Consider the Hall-Littlewood polynomial $$ P_\lambda(x_1,\ldots,x_n;t)=\sum_{\sigma\in S_n/S_n^\lambda}\sigma\left(x_1^{\lambda_1}\cdots x_n^{\lambda_n}\prod\limits_{\lambda_i>\lambda_j}\dfrac{x_i-tx_j}{x_i-x_j}\right), $$ where $\lambda=(\lambda_1,\ldots,\lambda_n)$ is a partition and $S_n^\lambda$ is the stabilizer of $\lambda$. These give a $\mathbb{Z}[t]$-basis for the ring of symmetric functions (with coefficients in $\mathbb{Z}[t]$). In particular, if we apply the involution $$t\mapsto -t,$$ we get such a symmetric polynomial, $P_\lambda(x_1,\ldots,x_n;-t)$, which we can expand as a linear combination of Hall-Littlewood polynomials: ie. there are unique polynomials $h_{\lambda,\mu}(t)$ such that $$ P_\lambda(x_1,\ldots,x_n;-t)=\sum_{\mu}h_{\lambda,\mu}(t)P_\mu(x_1,\ldots,x_n;t). $$

Is there a known expression for the coefficients $h_{\lambda,\mu}(t)$?

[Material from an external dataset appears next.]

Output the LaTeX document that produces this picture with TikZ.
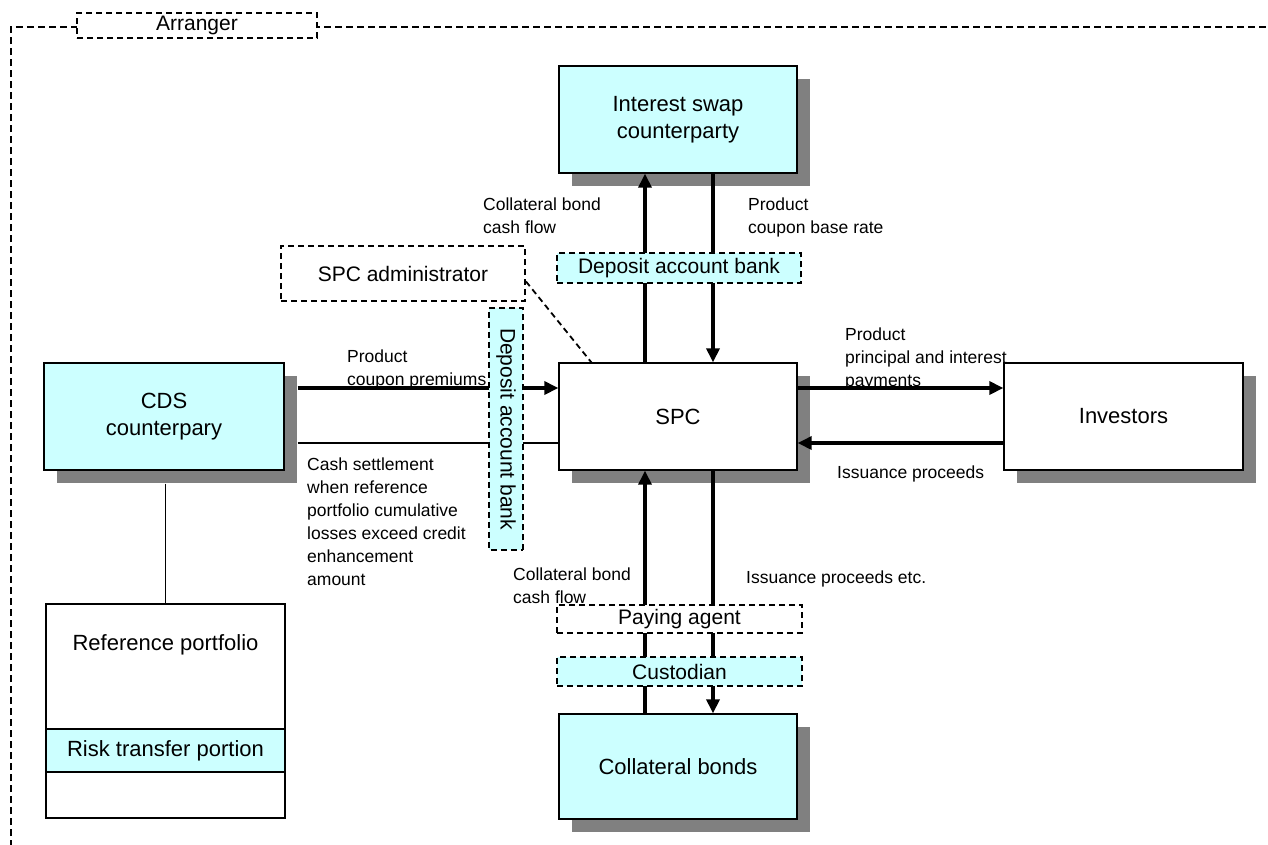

A couple things to say: since $P_\lambda(x;0)=s_\lambda(x)$ is the Schur polynomial, we need $h_{\lambda,\mu}(0)=\delta_{\lambda,\mu}$. For example, when $n=2$, it is simple to compute that $$ P_{(\lambda_1,\lambda_2)}(x_1,x_2;-t)=P_{(\lambda_1,\lambda_2)}(x_1,x_2;t)+\sum_{k=1}^{[\lambda_1-\lambda_2/2]}(2t^k)P_{(\lambda_1-k,\lambda_2+k)}(x_1,x_2;t), $$ where $[n]$ is the floor function. This is clearly a root string, so I am hoping there is a known expression (say in terms of tableaux or something) in general.

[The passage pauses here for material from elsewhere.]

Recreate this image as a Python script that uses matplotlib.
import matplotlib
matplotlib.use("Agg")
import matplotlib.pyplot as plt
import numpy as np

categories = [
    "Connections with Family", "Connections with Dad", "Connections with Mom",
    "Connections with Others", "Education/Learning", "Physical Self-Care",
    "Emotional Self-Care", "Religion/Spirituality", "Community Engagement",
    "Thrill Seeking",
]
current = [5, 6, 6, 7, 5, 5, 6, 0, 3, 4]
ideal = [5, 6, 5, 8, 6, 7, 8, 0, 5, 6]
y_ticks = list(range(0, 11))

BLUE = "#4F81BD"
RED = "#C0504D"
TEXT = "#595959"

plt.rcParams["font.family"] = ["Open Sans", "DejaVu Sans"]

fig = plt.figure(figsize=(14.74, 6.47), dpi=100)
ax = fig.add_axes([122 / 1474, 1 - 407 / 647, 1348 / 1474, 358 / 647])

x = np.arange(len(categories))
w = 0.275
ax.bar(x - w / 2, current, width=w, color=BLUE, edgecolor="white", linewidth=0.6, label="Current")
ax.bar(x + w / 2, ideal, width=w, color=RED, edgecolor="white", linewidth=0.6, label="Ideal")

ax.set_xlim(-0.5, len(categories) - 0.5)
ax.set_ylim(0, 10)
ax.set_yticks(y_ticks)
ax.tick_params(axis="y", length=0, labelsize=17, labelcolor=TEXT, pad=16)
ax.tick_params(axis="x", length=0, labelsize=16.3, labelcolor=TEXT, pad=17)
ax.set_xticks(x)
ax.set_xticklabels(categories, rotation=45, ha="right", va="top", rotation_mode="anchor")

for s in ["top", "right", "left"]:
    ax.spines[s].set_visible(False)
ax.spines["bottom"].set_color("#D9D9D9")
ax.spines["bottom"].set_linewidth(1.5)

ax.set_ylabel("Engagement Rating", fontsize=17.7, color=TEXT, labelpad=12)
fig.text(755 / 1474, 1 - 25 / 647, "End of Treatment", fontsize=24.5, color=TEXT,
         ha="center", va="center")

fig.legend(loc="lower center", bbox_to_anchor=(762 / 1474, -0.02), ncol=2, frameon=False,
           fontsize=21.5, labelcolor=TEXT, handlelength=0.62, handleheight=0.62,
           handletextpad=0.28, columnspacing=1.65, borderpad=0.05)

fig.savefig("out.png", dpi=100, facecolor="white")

A second, vaguer question is

is there is a theoretic interpretation to the involution $t\mapsto -t$ in relation to these polynomials and their generalizations? By theoretic, I am referring to the myriad ways in which HL polynomials appear (in terms of Hecke algebras or geometric representation theory).

This question arose from certain computations with $p$-adic groups, and this old question seems to indicate that there may be something interesting to say.